September 2019 – La ragazza con il pallone

Palermo 1

Ich sehe das Bild zuerst aus der Ferne. Schon auf den ersten Blick macht es einen dunklen und leuchtenden Eindruck zugleich, einen Eindruck der harten Kontraste. Eine schwarz weiß Fotografie, nicht nur der Technik wegen. Ein Kind, ein Mädchen, vielleicht 11 oder 12 Jahre alt. Sie lehnt an einer dunklen Hauswand, oder ist es eine Tür? Unter ihrem Arm trägt sie einen Fußball, ihr Kleid ist weiß und leicht. Den anderen Arm hat sie über den Kopf gehoben und an der Wand abgelegt. Eine Pose, die ihre Achsel freigibt, die Hüfte macht einen leichten Knick. Das dicke, schwarze Haar liegt in einem Rundschnitt um ihr Gesicht, der Pony ist hoch über die dunklen Augen geschnitten. Sofort fliegt dem Bild mein Herz zu. Ich finde den Kontrast zwischen dem männlichen Fußball (die Szenerie verweist auf die Siebzigerjahre) und der mädchenhaften Pose im Kleid genial. Sogar etwas Witziges kann ich darin entdecken.

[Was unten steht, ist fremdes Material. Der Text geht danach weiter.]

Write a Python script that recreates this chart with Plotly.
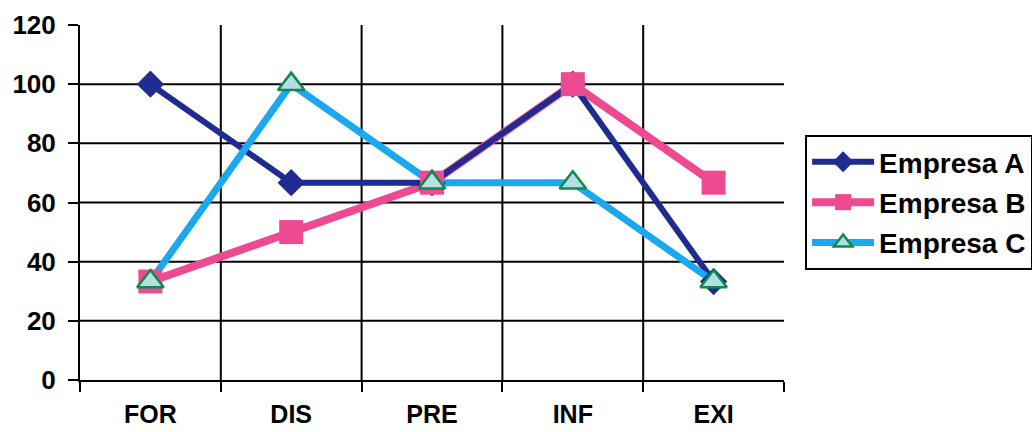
import plotly.graph_objects as go

# Chart data
categories = ["FOR", "DIS", "PRE", "INF", "EXI"]
empresa_a = [100, 66.7, 66.7, 100, 33.3]
empresa_b = [33.3, 50, 66.7, 100, 66.7]
empresa_c = [33.3, 100, 66.7, 66.7, 33.3]
y_ticks = [0, 20, 40, 60, 80, 100, 120]

FONT = dict(family="Arial, Liberation Sans, sans-serif", color="black", weight="bold")

series = {
    "Empresa A": dict(y=empresa_a, color="#1f2b8e", width=6,
                      marker=dict(symbol="diamond", size=21, color="#1f2b8e")),
    "Empresa B": dict(y=empresa_b, color="#ee4a92", width=8,
                      marker=dict(symbol="square", size=24, color="#ee4a92")),
    "Empresa C": dict(y=empresa_c, color="#1ca8ee", width=7,
                      marker=dict(symbol="triangle-up", size=23, color="#b4dde4",
                                  line=dict(color="#0f8a4a", width=2.5))),
}

fig = go.Figure()

# Lines first (stacking order B, A, C), then markers, then legend entries
for name in ["Empresa B", "Empresa A", "Empresa C"]:
    s = series[name]
    fig.add_trace(go.Scatter(x=categories, y=s["y"], mode="lines", showlegend=False,
                             line=dict(color=s["color"], width=s["width"]),
                             hoverinfo="skip"))
for name in ["Empresa A", "Empresa B", "Empresa C"]:
    s = series[name]
    fig.add_trace(go.Scatter(x=categories, y=s["y"], mode="markers", showlegend=False,
                             marker=s["marker"], name=name))
for name in ["Empresa A", "Empresa B", "Empresa C"]:
    s = series[name]
    fig.add_trace(go.Scatter(x=[None], y=[None], mode="lines+markers", name=name,
                             legendgroup=name,
                             line=dict(color=s["color"], width=s["width"]),
                             marker=s["marker"]))

# Gridlines: horizontal at inner y ticks, vertical at category boundaries
shapes = []
for v in y_ticks[1:-1]:
    shapes.append(dict(type="line", xref="paper", yref="y", x0=0, x1=1, y0=v, y1=v,
                       line=dict(color="black", width=2), layer="below"))
for i in range(1, len(categories)):
    shapes.append(dict(type="line", xref="x", yref="paper", x0=i - 0.5, x1=i - 0.5,
                       y0=0, y1=1, line=dict(color="black", width=2), layer="below"))

fig.update_layout(
    width=1032, height=432,
    margin=dict(l=80, r=248, t=25, b=52, autoexpand=False),
    paper_bgcolor="white", plot_bgcolor="white",
    font=FONT,
    shapes=shapes,
    showlegend=True,
    legend=dict(x=1.03, y=0.69, xanchor="left", yanchor="top",
                bordercolor="black", borderwidth=2, bgcolor="white",
                font=dict(size=28, **FONT),
                itemwidth=62, tracegroupgap=1),
    xaxis=dict(type="category", categoryorder="array", categoryarray=categories,
               range=[-0.5, len(categories) - 0.5],
               tickson="boundaries", ticks="outside", ticklen=10, tickwidth=2,
               tickcolor="black", showline=True, linecolor="black", linewidth=2,
               showgrid=False, zeroline=False, tickfont=dict(size=25),
               ticklabelstandoff=11, fixedrange=True),
    yaxis=dict(range=[0, 120], tickvals=y_ticks, ticks="outside", ticklen=10,
               tickwidth=2, tickcolor="black", showline=True, linecolor="black",
               linewidth=2, showgrid=False, zeroline=False, tickfont=dict(size=26),
               ticklabelstandoff=7, fixedrange=True),
)

fig.write_html("out.html")
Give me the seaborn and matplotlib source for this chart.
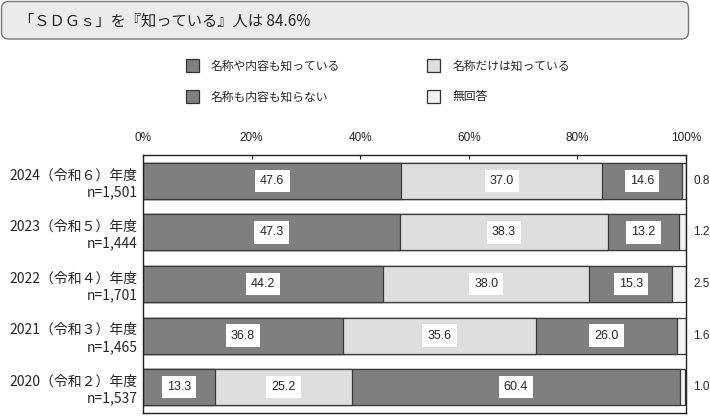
import pandas as pd
import numpy as np
import matplotlib
matplotlib.use('Agg')
import matplotlib.pyplot as plt
from matplotlib.patches import Patch, FancyBboxPatch
from matplotlib.transforms import IdentityTransform
import seaborn as sns

# data
years = ['2024（令和６）年度', '2023（令和５）年度', '2022（令和４）年度',
         '2021（令和３）年度', '2020（令和２）年度']
sample_n = ['n=1,501', 'n=1,444', 'n=1,701', 'n=1,465', 'n=1,537']
categories = ['名称や内容も知っている', '名称だけは知っている', '名称も内容も知らない', '無回答']
know_both = [47.6, 47.3, 44.2, 36.8, 13.3]
name_only = [37.0, 38.3, 38.0, 35.6, 25.2]
know_none = [14.6, 13.2, 15.3, 26.0, 60.4]
no_answer = [0.8, 1.2, 2.5, 1.6, 1.0]
colors = ['#7f7f7f', '#dedede', '#7f7f7f', '#f2f2f2']
title = '「ＳＤＧｓ」を『知っている』人は 84.6%'

sns.set_style('white')
plt.rcParams['font.family'] = ['Noto Sans CJK JP', 'DejaVu Sans']

labels = [f'{y}\n{n}' for y, n in zip(years, sample_n)]
df = pd.DataFrame({'label': labels, 'a': know_both, 'b': name_only,
                   'c': know_none, 'd': no_answer})
series = ['a', 'b', 'c', 'd']
cum = df[series].cumsum(axis=1)
for s in series:
    df['cum_' + s] = cum[s]

fig = plt.figure(figsize=(7.1, 4.16), dpi=100)
ax = fig.add_axes([143 / 710, 1 - 413 / 416, 543 / 710, 258 / 416])

# stacked bars: draw cumulative totals from the outer layer inward
for s, col in reversed(list(zip(series, colors))):
    sns.barplot(data=df, x='cum_' + s, y='label', orient='h', color=col,
                saturation=1, width=0.7, edgecolor='#3a3a3a', linewidth=0.9, ax=ax)

# value labels in white boxes
for i in range(len(df)):
    left = 0
    for s in series[:3]:
        v = df.loc[i, s]
        ax.text(left + v / 2, i, f'{v:.1f}', ha='center', va='center',
                fontsize=9, family='Liberation Sans',
                bbox=dict(facecolor='white', edgecolor='none', pad=3.8))
        left += v
    ax.text(101.3, i, f'{df.loc[i, "d"]:.1f}', ha='left', va='center',
            fontsize=8.5, family='Liberation Sans', clip_on=False)

ax.set_xlim(0, 100)
ax.set_ylim(4.5, -0.5)
ax.set_xlabel('')
ax.set_ylabel('')
ax.xaxis.tick_top()
ax.set_xticks([0, 20, 40, 60, 80, 100])
ax.set_xticklabels([f'{t}%' for t in [0, 20, 40, 60, 80, 100]],
                   family='Liberation Sans', fontsize=8.5)
ax.tick_params(axis='x', direction='in', length=3, width=0.8, pad=8, colors='#222222')
ax.tick_params(axis='y', length=0, pad=4, labelsize=10)
for lbl in ax.get_yticklabels():
    lbl.set_multialignment('right')
    lbl.set_linespacing(1.25)
for sp in ax.spines.values():
    sp.set_visible(True)
    sp.set_color('#222222')
    sp.set_linewidth(1.0)

# legend
handles = [Patch(facecolor=c, edgecolor='#333333', linewidth=0.9) for c in colors]
order = [0, 2, 1, 3]
fig.legend([handles[k] for k in order], [categories[k] for k in order],
           ncol=2, loc='upper left', bbox_to_anchor=(186 / 710, 1 - 59 / 416),
           frameon=False, fontsize=8.5, borderpad=0, borderaxespad=0,
           handlelength=1.1, handleheight=1.35, handletextpad=1.0,
           labelspacing=1.45, columnspacing=7.4)

# title box
box = FancyBboxPatch((1.5, 416 - 39), 687, 37.5,
                     boxstyle='round,pad=0,rounding_size=7',
                     transform=IdentityTransform(), facecolor='#ebebeb',
                     edgecolor='#7a7a7a', linewidth=1.0)
fig.patches.append(box)
fig.text(19 / 710, 1 - 21 / 416, title, ha='left', va='center', fontsize=11)

fig.savefig('out.png', dpi=100)
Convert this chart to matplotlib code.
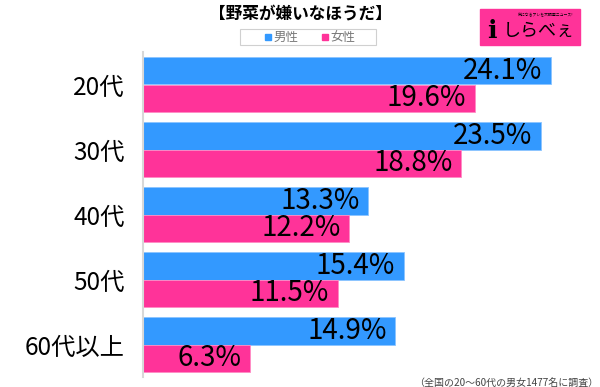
import matplotlib
matplotlib.use("Agg")
import matplotlib.pyplot as plt
from matplotlib.patches import Rectangle

plt.rcParams['font.family'] = ['Noto Sans CJK JP', 'DejaVu Sans']

# data
ages = ['20代', '30代', '40代', '50代', '60代以上']
male = [24.1, 23.5, 13.3, 15.4, 14.9]
female = [19.6, 18.8, 12.2, 11.5, 6.3]
title = '【野菜が嫌いなほうだ】'
note = '（全国の20〜60代の男女1477名に調査）'

blue = '#3399ff'
pink = '#ff3399'

fig = plt.figure(figsize=(6, 3.87), dpi=100)
ax = fig.add_axes([143 / 600, 1 - 377 / 387, 1 - 143 / 600, (377 - 52) / 387])

h = 0.417
pos = list(range(len(ages)))
ax.barh([p - h / 2 for p in pos], male, height=h, color=blue, edgecolor='#8cc4ff', linewidth=0.6)
ax.barh([p + h / 2 for p in pos], female, height=h, color=pink, edgecolor='#ff8cc4', linewidth=0.6)

for p, m, f in zip(pos, male, female):
    ax.annotate(f'{m}%', (m, p - h / 2), xytext=(-6, 0), textcoords='offset points',
                ha='right', va='center', fontsize=20, color='black')
    ax.annotate(f'{f}%', (f, p + h / 2), xytext=(-6, 0), textcoords='offset points',
                ha='right', va='center', fontsize=20, color='black')

ax.set_xlim(0, 27.0)
ax.set_ylim(len(ages) - 0.5, -0.5)
ax.set_yticks(pos)
ax.set_yticklabels(ages, fontsize=17.5)
ax.tick_params(axis='y', length=0, pad=13)
ax.set_xticks([])
for s in ['top', 'right', 'bottom']:
    ax.spines[s].set_visible(False)
ax.spines['left'].set_color('#d8d8d8')
ax.spines['left'].set_linewidth(1.5)

# title
fig.text(0.5, 1 - 14 / 387, title, ha='center', va='center', fontsize=12, fontweight='bold')

# legend box
fig.patches.append(Rectangle((240 / 600, 1 - 45 / 387), 136 / 600, 16 / 387,
                             transform=fig.transFigure, facecolor='white',
                             edgecolor='#d0d0d0', linewidth=0.8))
fig.patches.append(Rectangle((265 / 600, 1 - 40 / 387), 6 / 600, 6 / 387,
                             transform=fig.transFigure, color=blue))
fig.text(273 / 600, 1 - 37 / 387, '男性', ha='left', va='center', fontsize=9, color='#777777')
fig.patches.append(Rectangle((322 / 600, 1 - 40 / 387), 6 / 600, 6 / 387,
                             transform=fig.transFigure, color=pink))
fig.text(330 / 600, 1 - 37 / 387, '女性', ha='left', va='center', fontsize=9, color='#777777')

# logo
fig.patches.append(Rectangle((480 / 600, 1 - 45 / 387), 100 / 600, 36 / 387,
                             transform=fig.transFigure, color=pink))
fig.text(487 / 600, 1 - 31 / 387, 'i', ha='left', va='center', fontsize=18,
         fontweight='bold', color='black', family='DejaVu Serif')
fig.text(503 / 600, 1 - 31 / 387, 'しらべぇ', ha='left', va='center', fontsize=13, color='black')
fig.text(546 / 600, 1 - 15 / 387, '気になるアレを大調査ニュース!', ha='center', va='center',
         fontsize=2.8, color='black')

# footnote
fig.text(598 / 600, 1 - 383 / 387, note, ha='right', va='center', fontsize=7.2, color='#444444')

fig.savefig('out.png', dpi=100)
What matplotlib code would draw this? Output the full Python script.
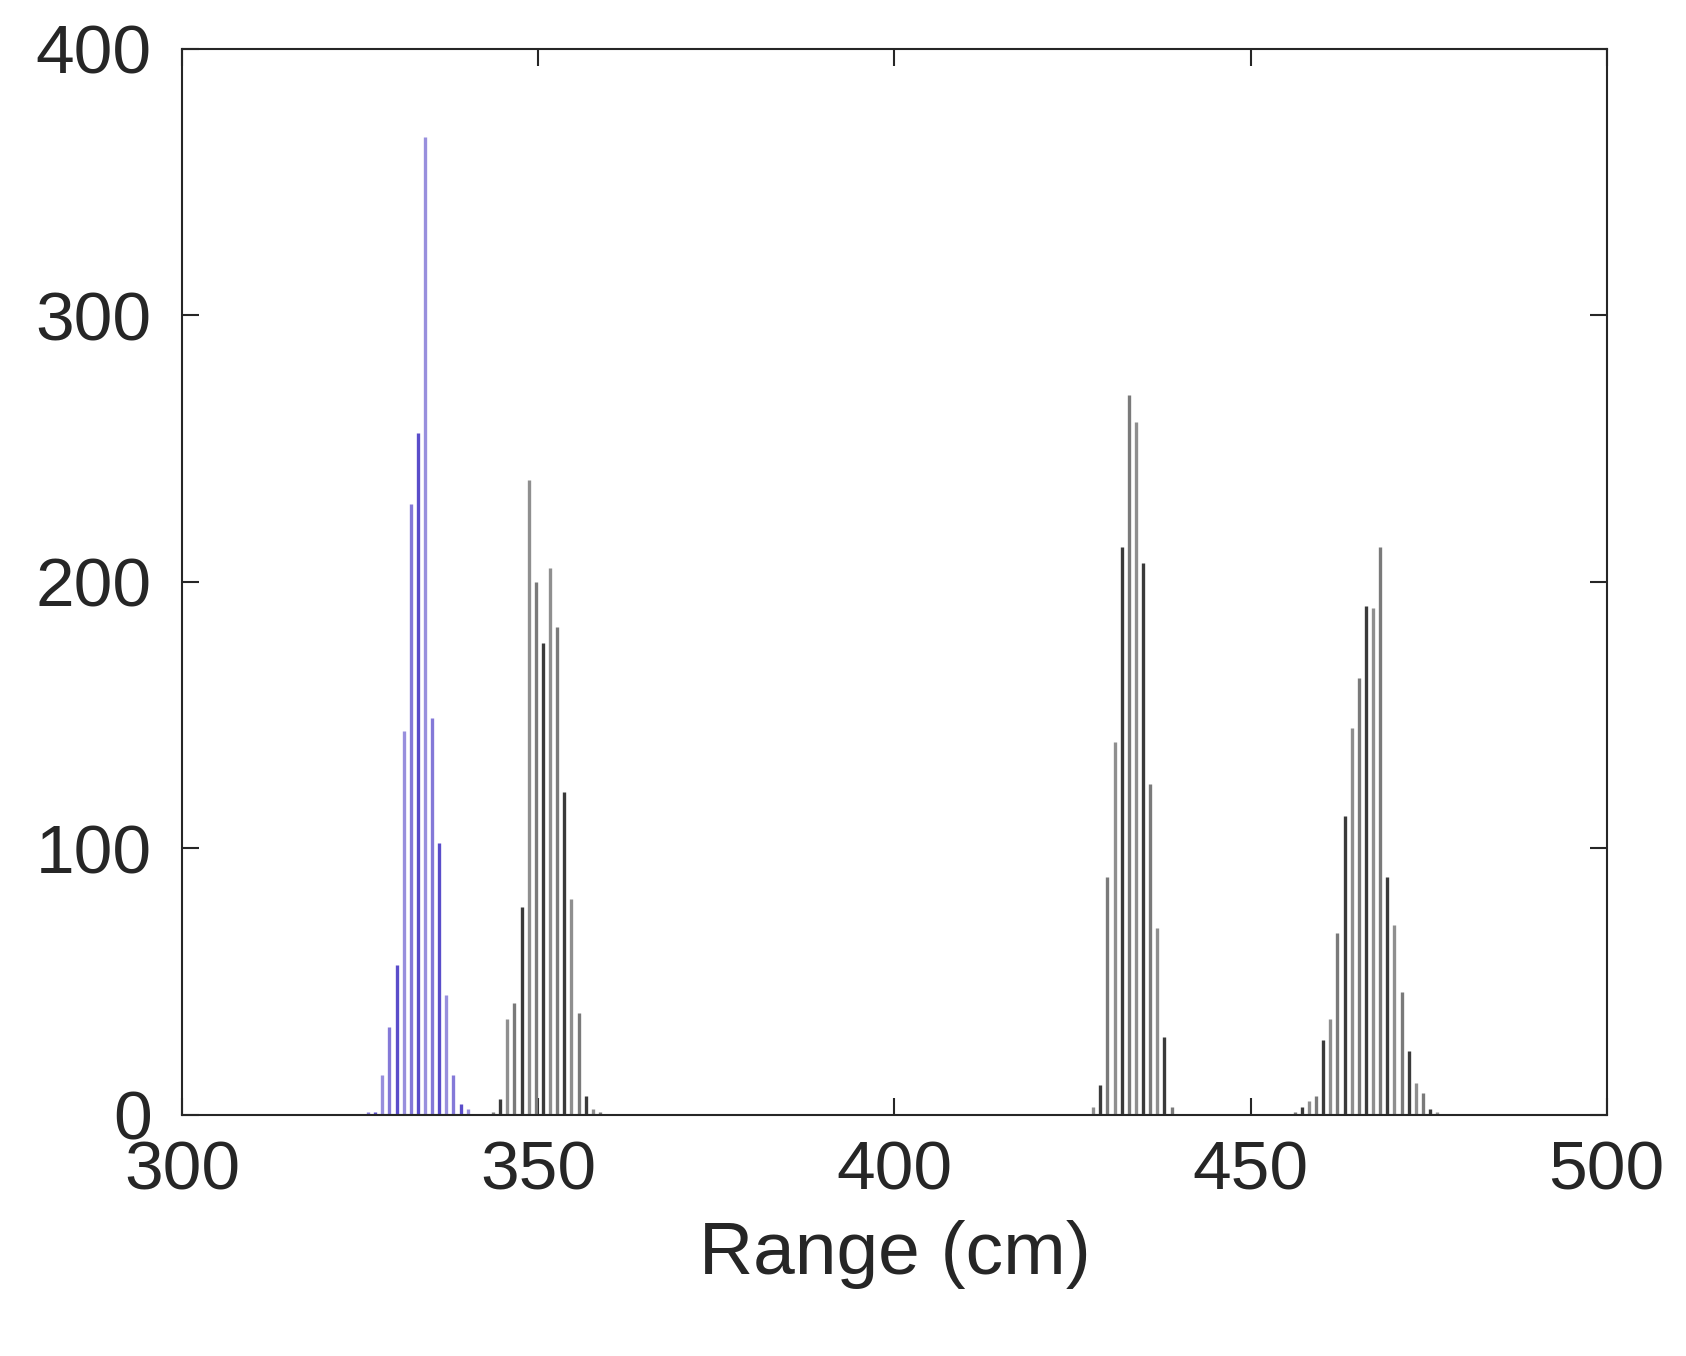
import numpy as np
import matplotlib.pyplot as plt

plt.rcParams['font.family'] = ['Liberation Sans', 'DejaVu Sans']

# histogram counts per 1 cm bin
blue_start = 326.1
blue_counts = [1, 1, 15, 33, 56, 144, 229, 256, 367, 149, 102, 45, 15, 4, 2]

grey1_start = 343.65
grey1_counts = [1, 6, 36, 42, 78, 238, 200, 177, 205, 183, 121, 81, 38, 7, 2, 1]

grey2_start = 427.9
grey2_counts = [3, 11, 89, 140, 213, 270, 260, 207, 124, 70, 29, 3]

grey3_start = 456.2
grey3_counts = [1, 3, 5, 7, 28, 36, 68, 112, 145, 164, 191, 190, 213, 89, 71, 46, 24, 12, 8, 2, 1]

fig = plt.figure(figsize=(16.86, 13.56), dpi=100)
ax = fig.add_axes([0.108, 0.178, 0.845, 0.786])

def draw(start, counts, shades):
    x = start + np.arange(len(counts))
    cols = [shades[i % len(shades)] for i in range(len(counts))]
    ax.vlines(x, 0, counts, colors=cols, linewidth=2.4)
    ax.hlines(0, x[0], x[-1], colors=shades[0], linewidth=1.5)

draw(blue_start, blue_counts, ['#8479d8', '#5a4dca', '#988fdd'])
draw(grey1_start, grey1_counts, ['#7a7a7a', '#3a3a3a', '#8f8f8f'])
draw(grey2_start, grey2_counts, ['#8f8f8f', '#3a3a3a', '#7a7a7a'])
draw(grey3_start, grey3_counts, ['#7a7a7a', '#3a3a3a', '#8f8f8f'])

ax.set_xlim(300, 500)
ax.set_ylim(0, 400)
ax.set_xticks([300, 350, 400, 450, 500])
ax.set_yticks([0, 100, 200, 300, 400])
ax.tick_params(direction='in', top=True, right=True, labelsize=50,
               length=12, width=1.5, colors='#262626')
ax.tick_params(axis='x', pad=18)
ax.tick_params(axis='y', pad=22)
for s in ax.spines.values():
    s.set_color('#262626')
    s.set_linewidth(1.5)
ax.set_xlabel('Range (cm)', fontsize=54, color='#262626', labelpad=12)

fig.savefig('out.png')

Als ich näher trete, verändert sich das Bild. Im Gesicht des Mädchens liegt so viel Schmerz, dass ich erschrecke. Trauer, auch ein leiser Unmut, ein Unwille sind zugegen. In der eingenommenen Haltung liegt plötzlich etwas – zu? – Frauliches. Ist es die Pose eines Models, die das Mädchen in den Zeitschriften gesehen hat und die sie imitiert? Die Pose einer Prostituierten? Das Bild bekommt einen Schrecken. Etwas spielt sich in ihm ab, zu dem das Mädchen einen Zugang hat, aber nicht wir. In der linken Hand hält sie, nur vom Daumen gehalten, ein zusammengefaltetes Stück Papier, das ich als Geldschein identifiziere. Wer hat ihn ihr gegeben? Die Mutter, der Vater, ein Freier, die Fotografin? Hat sie ihr gesagt, sie soll sich dort hinstellen?

Später finde ich in einem Fotobuch zwei weitere, diesem Bild nachgestellte Fotografien des Mädchens. Sie spielt den Ball mit den Händen an die Wand, lacht, ein anderes Mädchen ist zugegen. Diese Fotos haben nichts als das Spiel des Kindes an einem Sommernachmittag in sich, man meint, die Wärme der Sonne zu spüren, die Straßengeräusche zu hören.

In dem Buch schildert die Fotografin Laetizia Battaglia, wie sie im Straßencafe saß und das Mädchen sah. Sie stand genau so da, sagt sie sinngemäß, an dieser Wand, und ich hatte alles in allem vielleicht sieben Sekunden.